Liberia’s President Ellen Johnson Sirleaf has warned colleges and other educational institutions across the country, they risk losing subsidies critical to their sustenance, if they do not consider agriculture production a top priority on their academic curricula.
The President sounded the warning during the dedication program of the David Starz Jr.
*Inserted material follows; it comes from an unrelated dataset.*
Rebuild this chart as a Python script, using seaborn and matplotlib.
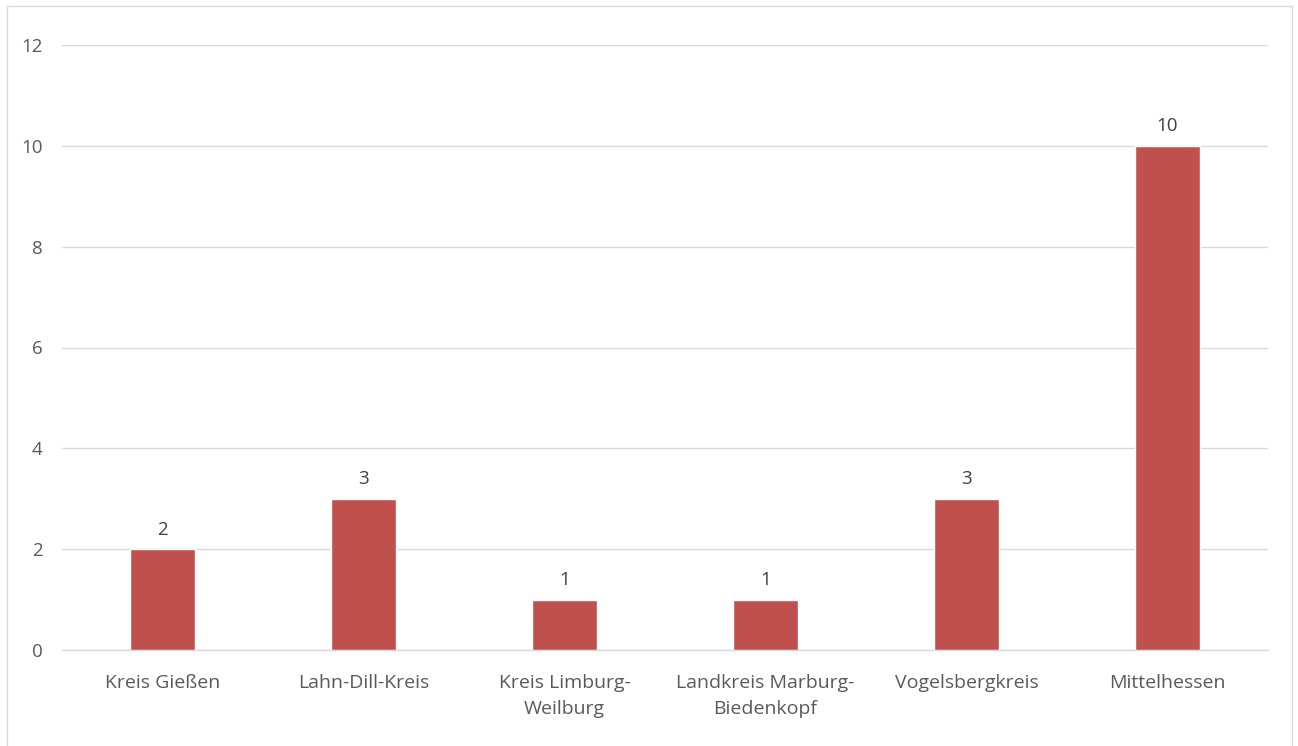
import matplotlib
matplotlib.use("Agg")
import matplotlib.pyplot as plt
import seaborn as sns
import pandas as pd
from matplotlib.patches import Rectangle

categories = ["Kreis Gießen", "Lahn-Dill-Kreis", "Kreis Limburg-\nWeilburg",
              "Landkreis Marburg-\nBiedenkopf", "Vogelsbergkreis", "Mittelhessen"]
values = [2, 3, 1, 1, 3, 10]
y_ticks = [0, 2, 4, 6, 8, 10, 12]

sns.set_theme(style="white")
plt.rcParams['font.family'] = ['Open Sans', 'DejaVu Sans']

W, H = 1298, 746
fig = plt.figure(figsize=(W / 100, H / 100), dpi=100)
ax = fig.add_axes([62 / W, (H - 650) / H, (1268 - 62) / W, (650 - 45) / H])

df = pd.DataFrame({"cat": categories, "val": values})
sns.barplot(data=df, x="cat", y="val", color="#C0504D", saturation=1,
            width=0.32, ax=ax, zorder=3)

ax.set_xlim(-0.5, len(categories) - 0.5)
ax.set_ylim(0, 12)
ax.set_yticks(y_ticks)
ax.set_yticklabels([str(t) for t in y_ticks])
ax.grid(axis="y", color="#D9D9D9", linewidth=1, zorder=0)
ax.set_axisbelow(True)
for s in ax.spines.values():
    s.set_visible(False)
ax.spines["bottom"].set_visible(True)
ax.spines["bottom"].set_color("#D9D9D9")
ax.spines["bottom"].set_linewidth(1)
ax.set_xlabel("")
ax.set_ylabel("")
ax.tick_params(axis="both", length=0, labelcolor="#595959")
ax.tick_params(axis="y", pad=14, labelsize=13.5)
ax.tick_params(axis="x", pad=17, labelsize=14)
for lbl in ax.get_xticklabels():
    lbl.set_linespacing(1.6)

for c in ax.containers:
    ax.bar_label(c, labels=[str(v) for v in values], padding=7.5,
                 fontsize=13.5, color="#404040")

fig.patches.append(Rectangle((7 / W, -0.02), (1292 - 7) / W, (H - 6) / H + 0.02,
                             transform=fig.transFigure, fill=False,
                             edgecolor="#D9D9D9", linewidth=1, clip_on=False))

fig.savefig("out.png", dpi=100)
Technical and Vocational College (DASTVC) in Sinje, Grand Cape Mount County, where she went to perform the official ceremonies on Monday, July 23.
The President’s frustration was trigged when she observed the lack of agriculture activities on the Ricks Institute Campus while en-route to Sinje, Grand Cape Mount County for the dedication ceremonies.
“When my entourage passed through the Ricks Institute campus on Monday, we were indeed disappointed because we saw no form of [campus-based] agriculture initiative as a sustainable endeavour on the part of the school.”
She regretted that this institution continues to receive subsidies from the Liberian Government.” Notwithstanding, the President urged prospective students of the DASTV institution to very seriously take advantage of the technical and vocational courses to be taught there.
The President expressed hope that courses to be taught at the DASTV would be agriculture focused adding, “this will enhance their professional capacities for the competitive job market, be it the private or public sector”.
Meanwhile, the President extended thanks to the people of Grand Cape Mount County for their recent decision to provide additional land to the Government of Liberia (GOL) for the construction of some of the school’s buildings.
She was quoted as saying, “I want to extend my special thanks to the chiefs, elders and citizens of Garwula District in Grand Cape Mount County for providing the additional land for the construction of some building for the DASTV campus.”
In response, several prominent Cape Mountains, who spoke at the dedicatory ceremony, extended thanks and appreciation to the government for sponsoring the construction project.
A 77-year-old woman of Sinje Town, Miata Satta Kiazolu, said, “We don’t have to worry about our grand children’s support and up keep in Monrovia.”